This month - possibly as soon as Thursday - the U.S. Supreme Court is expected to rule on the Affordable Care Act, branded by opponents as Obamacare.
Conservatives revile the law as socialism, while liberals see it as the best hope for creating universal health coverage and holding down health costs.
Gov. Scott Walker makes no bones about where he stands. Not only does he hope the Supreme Court overturns the law, even if it doesn't, he says he won't begin implementing it until after the presidential election in November. "I don't read anywhere in the Constitution that defines the federal government demanding health insurance on me and my family," Walker told Gannett newspapers recently. (Walker spokesman Cullen Werwie did not return a request for comment.)
Two key elements of Obama's health care law have conservative roots: insurance exchanges and the so-called individual mandate. The mandate requiring individuals to have insurance was first proposed by the conservative Heritage Foundation, and later embraced by several Republicans (including presidential hopeful Mitt Romney) as a counter to President Bill Clinton's proposal in the 1990s.
"It's amazing that a moderate centrist policy that was an alternative to the Clinton plan is now viewed as a socialist takeover," says Robert Kraig, executive director of Citizen Action of Wisconsin. He adds that the individual mandate is needed to make the act's other provision - forbidding insurance companies from denying anyone coverage - work. Without it, many people will wait until they get sick to buy coverage.
Insurance exchanges - entities that regulate insurers and allow individuals to comparison shop for insurance coverage - use the free market to foster competition and increase enrollment. Walker rejected this idea by returning $38 million in federal dollars intended to help establish a health insurance exchange. Under the Affordable Care Act, if states don't establish their own exchanges by 2014, the federal government will do it for them.
J.P. Wieske, a spokesman for the state's Office of the Commissioner of Insurance, says the Walker administration opposes Obama's health care reform law because "The feds don't understand the state market."
Wieske says that while an insurance exchange can utilize the free market, it can also be set up to limit it. "If you're going to talk about an insurance exchange, what does that mean?

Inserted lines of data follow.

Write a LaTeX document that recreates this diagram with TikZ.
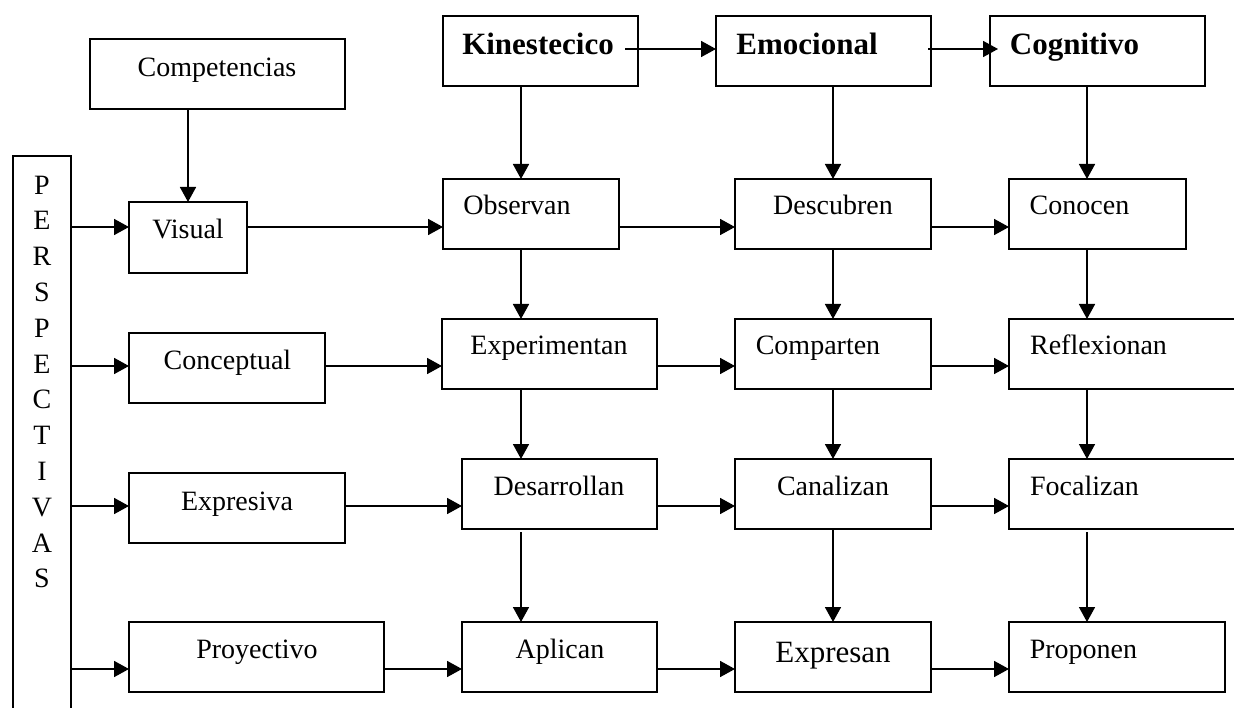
\documentclass[tikz,border=0pt]{standalone}
\usepackage{fontspec}
\setmainfont{Liberation Serif}
\usetikzlibrary{arrows.meta,calc}
\tikzset{
  box/.style={draw, line width=1.8pt, inner sep=0pt, outer sep=0pt},
  txt/.style={inner sep=0pt, anchor=base, font=\fontsize{28}{34}\selectfont},
  btxt/.style={inner sep=0pt, anchor=base, font=\fontsize{31}{36}\selectfont\bfseries},
  arr/.style={line width=1.7pt, -{Triangle[length=15pt,width=16pt]}},
  ln/.style={line width=1.7pt}
}
\newcommand\mybox[5]{\node[box, minimum width={(#4-#2)*1pt}, minimum height={(#5-#3)*1pt}] (#1) at ({(#2+#4)/2},{(#3+#5)/2}) {};}
\begin{document}
\begin{tikzpicture}[x=1pt,y=-1pt]
\clip (0,0) rectangle (1234,708);
\fill[white] (0,0) rectangle (1234,708);
% boxes
\mybox{comp}{90}{39}{345}{109}
\mybox{vis}{129}{202}{247}{273}
\mybox{kin}{443}{16}{638}{86}
\mybox{emo}{716}{16}{931}{86}
\mybox{cog}{990}{16}{1205}{86}
\mybox{obs}{443}{179}{619}{249}
\mybox{desc}{735}{179}{931}{249}
\mybox{con}{1009}{179}{1186}{249}
\mybox{conc}{129}{333}{325}{403}
\mybox{exper}{442}{319}{657}{389}
\mybox{compa}{735}{319}{931}{389}
\mybox{refl}{1009}{319}{1250}{389}
\mybox{expv}{129}{473}{345}{543}
\mybox{desa}{462}{459}{657}{529}
\mybox{cana}{735}{459}{931}{529}
\mybox{foca}{1009}{459}{1250}{529}
\mybox{proy}{129}{622}{384}{692}
\mybox{apli}{462}{622}{657}{692}
\mybox{expr}{735}{622}{931}{692}
\mybox{prop}{1009}{622}{1225}{692}
\mybox{persp}{13}{156}{71}{760}
% texts
\node[txt] (t-comp) at (217,77) {Competencias};
\node[txt] (t-vis) at (188,239) {Visual};
\node[btxt] (t-kin) at (538,55) {Kinestecico};
\node[btxt] (t-emo) at (807,55) {Emocional};
\node[btxt] (t-cog) at (1074.5,55) {Cognitivo};
\node[txt] (t-obs) at (517,215) {Observan};
\node[txt] (t-desc) at (833,215) {Descubren};
\node[txt] (t-con) at (1079.5,215) {Conocen};
\node[txt] (t-conc) at (227.5,370) {Conceptual};
\node[txt] (t-exper) at (549,355) {Experimentan};
\node[txt] (t-compa) at (818,355) {Comparten};
\node[txt] (t-refl) at (1098.5,355) {Reflexionan};
\node[txt] (t-expv) at (237,510) {Expresiva};
\node[txt] (t-desa) at (559,495) {Desarrollan};
\node[txt] (t-cana) at (833,495) {Canalizan};
\node[txt] (t-foca) at (1084.5,495) {Focalizan};
\node[txt] (t-proy) at (257,658) {Proyectivo};
\node[txt] (t-apli) at (560,658) {Aplican};
\node[txt, font=\fontsize{31}{36}\selectfont] (t-expr) at (833,662) {Expresan};
\node[txt] (t-prop) at (1083.5,658) {Proponen};
\node[inner sep=0pt, align=center, font=\fontsize{28}{35.8}\selectfont] (t-persp) at (42,382) {P\\E\\R\\S\\P\\E\\C\\T\\I\\V\\A\\S};
% column / row coordinates
\coordinate (c1) at (521,0);
\coordinate (c2) at (833,0);
\coordinate (c3) at (1087,0);
\coordinate (r0) at (0,49);
\coordinate (r1) at (0,227);
\coordinate (r2) at (0,366);
\coordinate (r3) at (0,506);
\coordinate (r4) at (0,669);
% top row arrows
\draw[arr] ([xshift=-13pt]kin.east |- r0) -- (emo.west |- r0);
\draw[arr] ([xshift=-3pt]emo.east |- r0) -- ([xshift=8pt]cog.west |- r0);
% competencias
\draw[arr] (comp.south -| vis.north) -- (vis.north);
% vertical arrows
\draw[arr] (kin.south -| c1) -- (obs.north -| c1);
\draw[arr] (obs.south -| c1) -- (exper.north -| c1);
\draw[arr] (exper.south -| c1) -- (desa.north -| c1);
\draw[arr] ([yshift=-3pt]desa.south -| c1) -- (apli.north -| c1);
\draw[arr] (emo.south -| c2) -- (desc.north -| c2);
\draw[arr] (desc.south -| c2) -- (compa.north -| c2);
\draw[arr] (compa.south -| c2) -- (cana.north -| c2);
\draw[arr] (cana.south -| c2) -- (expr.north -| c2);
\draw[arr] (cog.south -| c3) -- (con.north -| c3);
\draw[arr] (con.south -| c3) -- (refl.north -| c3);
\draw[arr] (refl.south -| c3) -- (foca.north -| c3);
\draw[arr] ([yshift=-3pt]foca.south -| c3) -- (prop.north -| c3);
% horizontal arrows
\draw[arr] (persp.east |- r1) -- (vis.west |- r1);
\draw[arr] (vis.east |- r1) -- (obs.west |- r1);
\draw[arr] (obs.east |- r1) -- (desc.west |- r1);
\draw[arr] (desc.east |- r1) -- (con.west |- r1);
\draw[arr] (persp.east |- r2) -- (conc.west |- r2);
\draw[arr] (conc.east |- r2) -- (exper.west |- r2);
\draw[arr] (exper.east |- r2) -- (compa.west |- r2);
\draw[arr] (compa.east |- r2) -- (refl.west |- r2);
\draw[arr] (persp.east |- r3) -- (expv.west |- r3);
\draw[arr] (expv.east |- r3) -- (desa.west |- r3);
\draw[arr] (desa.east |- r3) -- (cana.west |- r3);
\draw[arr] (cana.east |- r3) -- (foca.west |- r3);
\draw[arr] (persp.east |- r4) -- (proy.west |- r4);
\draw[arr] (proy.east |- r4) -- (apli.west |- r4);
\draw[arr] (apli.east |- r4) -- (expr.west |- r4);
\draw[arr] (expr.east |- r4) -- (prop.west |- r4);
\end{tikzpicture}
\end{document}
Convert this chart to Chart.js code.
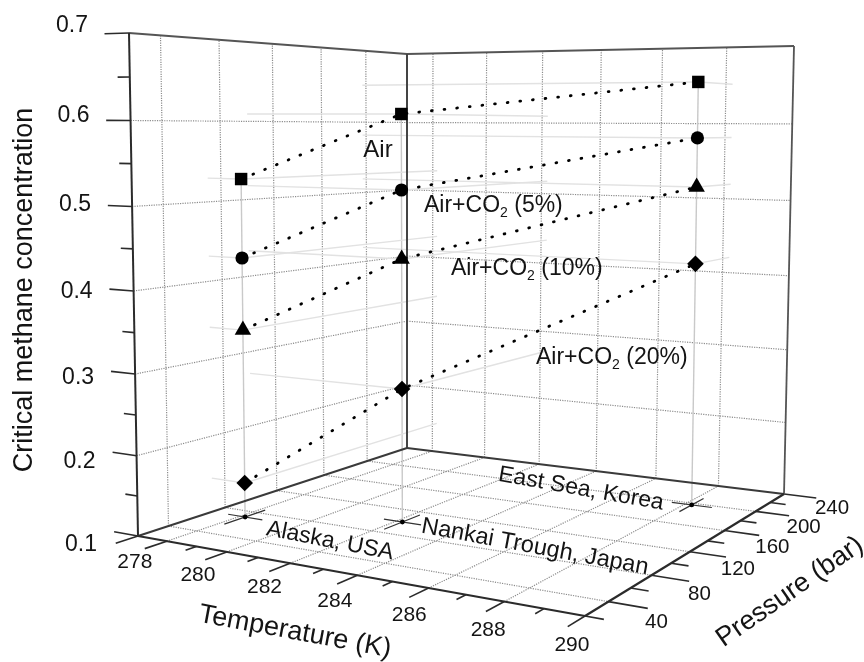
<!DOCTYPE html>
<html><head><meta charset="utf-8">
<style>html,body{margin:0;padding:0;background:#fff}canvas{display:block}</style>
<script src="https://cdn.jsdelivr.net/npm/chart.js@4"></script>
</head><body><canvas id="c" width="864" height="662"></canvas>
<script>
// ---- data ----
const sites = ["Alaska, USA", "Nankai Trough, Japan", "East Sea, Korea"];
const temperatureK = [278.17, 282.2, 288.2];
const pressureBar = [70.6, 100, 196.7];
const seriesNames = ["Air", "Air+CO2 (5%)", "Air+CO2 (10%)", "Air+CO2 (20%)"];
const air = [0.5295, 0.6094, 0.6518];
const co2_5 = [0.4319, 0.5178, 0.5817];
const co2_10 = [0.3414, 0.4334, 0.5196];
const co2_20 = [0.1447, 0.2709, 0.4208];
const temperatureTicks = [278, 280, 282, 284, 286, 288, 290];
const temperatureMinor = [277, 279, 281, 283, 285, 287, 289];
const pressureTicks = [40, 80, 120, 160, 200, 240];
const pressureMinor = [20, 60, 100, 140, 180, 220];
const concentrationTicks = [0.1, 0.2, 0.3, 0.4, 0.5, 0.6, 0.7];
const concentrationMinor = [0.15, 0.25, 0.35, 0.45, 0.55, 0.65];

// ---- 3D axis ranges and view ----
const T0 = 277, T1 = 290, P0 = 20, P1 = 240, C0 = 0.1, C1 = 0.7;
const floorView = {o:[138,536], t:[585,616], tp:[784,494], p:[407,448]};
const roofView = {o:[129,33], p:[407,54], tp:[794,46]};
const depthBend = 0.95;
const dx1=floorView.t[0]-floorView.tp[0], dx2=floorView.p[0]-floorView.tp[0];
const dy1=floorView.t[1]-floorView.tp[1], dy2=floorView.p[1]-floorView.tp[1];
const sx=floorView.o[0]-floorView.t[0]+floorView.tp[0]-floorView.p[0];
const sy=floorView.o[1]-floorView.t[1]+floorView.tp[1]-floorView.p[1];
const den=dx1*dy2-dx2*dy1;
const G=(sx*dy2-dx2*sy)/den, H=(dx1*sy-sx*dy1)/den;
function numerators(view,i){
  const c=view.o[i];
  const b=view.p[i]*(1+H)-c;
  const a=view.tp[i]*(1+G+H)-b-c;
  return [a,b,c];
}
const floorN=[numerators(floorView,0),numerators(floorView,1)];
const roofN=[numerators(roofView,0),numerators(roofView,1)];
function project(T,P,C){
  const u=(T-T0)/(T1-T0),v=(P-P0)/(P1-P0),w=(C-C0)/(C1-C0);
  const d=G*u+H*v+1;
  const t=w*depthBend/(1+w*(depthBend-1));
  const at=(n)=>(n[0]*u+n[1]*v+n[2])/d;
  return {x:at(floorN[0])*(1-t)+at(roofN[0])*t,y:at(floorN[1])*(1-t)+at(roofN[1])*t};
}

// ---- datasets ----
const datasets=[];
const mark=(vals,style,r)=>datasets.push({data:vals.map((c,i)=>project(temperatureK[i],pressureBar[i],c)),
  showLine:true,tension:0,borderColor:'#000',borderWidth:2.8,borderDash:[0.8,11.9],borderCapStyle:'round',
  pointStyle:style,pointRadius:r,pointBackgroundColor:'#000',pointBorderColor:'#000',pointBorderWidth:0});
mark(air,'rect',8.8);mark(co2_5,'circle',6.6);mark(co2_10,'triangle',9.5);mark(co2_20,'rectRot',8.3);
const seg=(a,b,color,width,dash)=>datasets.push({data:[project(...a),project(...b)],showLine:true,tension:0,
  borderColor:color,borderWidth:width,borderDash:dash||[],pointRadius:0});

// site markers on the floor
datasets.push({data:temperatureK.map((t,i)=>project(t,pressureBar[i],C0)),showLine:false,pointRadius:2.4,pointBackgroundColor:'#000',pointBorderWidth:0});
const AX='#2b2b2b';
temperatureK.forEach((t,i)=>{const p=pressureBar[i];
  seg([t-0.6,p,C0],[t+0.6,p,C0],'#333',1.2);
  seg([t,p-15,C0],[t,p+15,C0],'#333',1.2);
});
// outer frame and axes
seg([T0,P0,C0],[T1,P0,C0],AX,2.2);
seg([T1,P0,C0],[T1,P1,C0],AX,2.2);
seg([T0,P0,C0],[T0,P1,C0],'#3a3a3a',2);
seg([T0,P1,C0],[T1,P1,C0],'#3a3a3a',2);
seg([T0,P0,C0],[T0,P0,C1],AX,2);
seg([T0,P1,C0],[T0,P1,C1],'#444',2);
seg([T1,P1,C0],[T1,P1,C1],'#555',1.8);
seg([T0,P0,C1],[T0,P1,C1],'#555',1.8);
seg([T0,P1,C1],[T1,P1,C1],'#555',1.8);
// tick marks
concentrationTicks.forEach(c=>seg([T0-0.85,P0,c],[T0,P0,c],AX,1.6));
concentrationMinor.forEach(c=>seg([T0-0.42,P0,c],[T0,P0,c],AX,1.6));
temperatureTicks.forEach(t=>seg([t,P0-14,C0],[t,P0,C0],AX,1.6));
temperatureMinor.forEach(t=>seg([t,P0-(t===T0?14:7),C0],[t,P0,C0],AX,1.6));
pressureTicks.forEach(p=>seg([T1,p,C0],[T1+0.95,p,C0],AX,1.6));
pressureMinor.forEach(p=>seg([T1,p,C0],[T1+0.45,p,C0],AX,1.6));
// drop lines
temperatureK.forEach((t,i)=>{const p=pressureBar[i];
  seg([t,p,C0],[t,p,air[i]],'#c9c9c9',1.4);
  [air,co2_5,co2_10,co2_20].forEach(s=>{
    seg([t,p,s[i]],[T0,p,s[i]],'#e2e2e2',1.4);
    seg([t,p,s[i]],[t,P1,s[i]],'#e2e2e2',1.4);
  });
});
// dotted grids on floor and walls
const GRID='#8c8c8c',DOT=[1.2,1.2];
temperatureTicks.slice(0,-1).forEach(t=>{
  seg([t,P0,C0],[t,P1,C0],GRID,1.2,DOT);
  seg([t,P1,C0],[t,P1,C1],GRID,1.2,DOT);
});
pressureTicks.slice(0,-1).forEach(p=>{
  seg([T0,p,C0],[T1,p,C0],GRID,1.2,DOT);
  seg([T0,p,C0],[T0,p,C1],GRID,1.2,DOT);
});
concentrationTicks.slice(1,-1).forEach(c=>{
  seg([T0,P0,c],[T0,P1,c],GRID,1.2,DOT);
  seg([T0,P1,c],[T1,P1,c],GRID,1.2,DOT);
});

// ---- text ----
const FONT='"Liberation Sans", Arial, sans-serif';
const INK='#141414';
function txt(ctx,s,x,y,size,rot,align){
  ctx.save();ctx.translate(x,y);ctx.rotate((rot||0)*Math.PI/180);
  ctx.font=size+'px '+FONT;ctx.fillStyle=INK;ctx.textAlign=align||'center';ctx.textBaseline='middle';
  ctx.fillText(s,0,0);ctx.restore();
}
function co2Label(ctx,pct,x,base,size){
  ctx.save();ctx.fillStyle=INK;ctx.textAlign='left';ctx.textBaseline='alphabetic';
  ctx.font=size+'px '+FONT;ctx.fillText('Air+CO',x,base);x+=ctx.measureText('Air+CO').width;
  ctx.font=Math.round(size*0.6)+'px '+FONT;ctx.fillText('2',x,base+5);x+=ctx.measureText('2').width;
  ctx.font=size+'px '+FONT;ctx.fillText(' ('+pct+'%)',x,base);ctx.restore();
}
const textPlugin={id:'text',afterDraw(chart){
  const ctx=chart.ctx;
  concentrationTicks.forEach(c=>{const p=project(T0,P0,c);
    txt(ctx,c.toFixed(1),p.x-57,p.y+0.65-25.5*(c-0.4),23);});
  temperatureTicks.forEach(t=>{const p=project(t,P0,C0);
    txt(ctx,String(t),p.x-32+(t-278)*1.58,p.y+21.5+(t-278)*0.67,21);});
  pressureTicks.forEach(b=>{const p=project(T1,b,C0);
    txt(ctx,String(b),p.x+48,p.y+14.5+(240-b)*0.03,20.5);});
  txt(ctx,'Critical methane concentration',25,290,27,-90);
  txt(ctx,'Temperature (K)',295,632,27,10.5);
  txt(ctx,'Pressure (bar)',790,592,27,-35);
  txt(ctx,seriesNames[0],378,150,24);
  co2Label(ctx,'5',424,212,23);
  co2Label(ctx,'10',451,275,23);
  co2Label(ctx,'20',536,364,23);
  txt(ctx,sites[0],330,541,23,11);
  txt(ctx,sites[1],535,547,23.5,10.5);
  txt(ctx,sites[2],581,489,23,10);
}};

new Chart(document.getElementById('c'),{
  type:'scatter',
  data:{datasets},
  options:{responsive:false,animation:false,
    layout:{padding:0,autoPadding:false},
    plugins:{legend:{display:false},tooltip:{enabled:false}},
    scales:{
      x:{type:'linear',min:0,max:864,display:false},
      y:{type:'linear',min:0,max:662,reverse:true,display:false}
    }},
  plugins:[textPlugin]
});
</script></body></html>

How invasive do you get?"
Kraig says that the Walker administration, if serious about boosting the economy, should be working on reducing health costs because they're a big drain on business growth. He says that U.S. health care costs are double what they are in other developed countries: "It makes it harder to create jobs and greatly restricts economic mobility."
Health costs especially hurt small businesses. In 2000, about 60% of small businesses provided employees health insurance - today just one-third of them do. These businesses routinely lose employees to larger companies that provide insurance.
So what will the Walker administration do to control health costs if the Affordable Care Act is overturned? Wieske says he can't speak for the governor. "We really can't have a hypothetical conversation until we know what we're dealing with."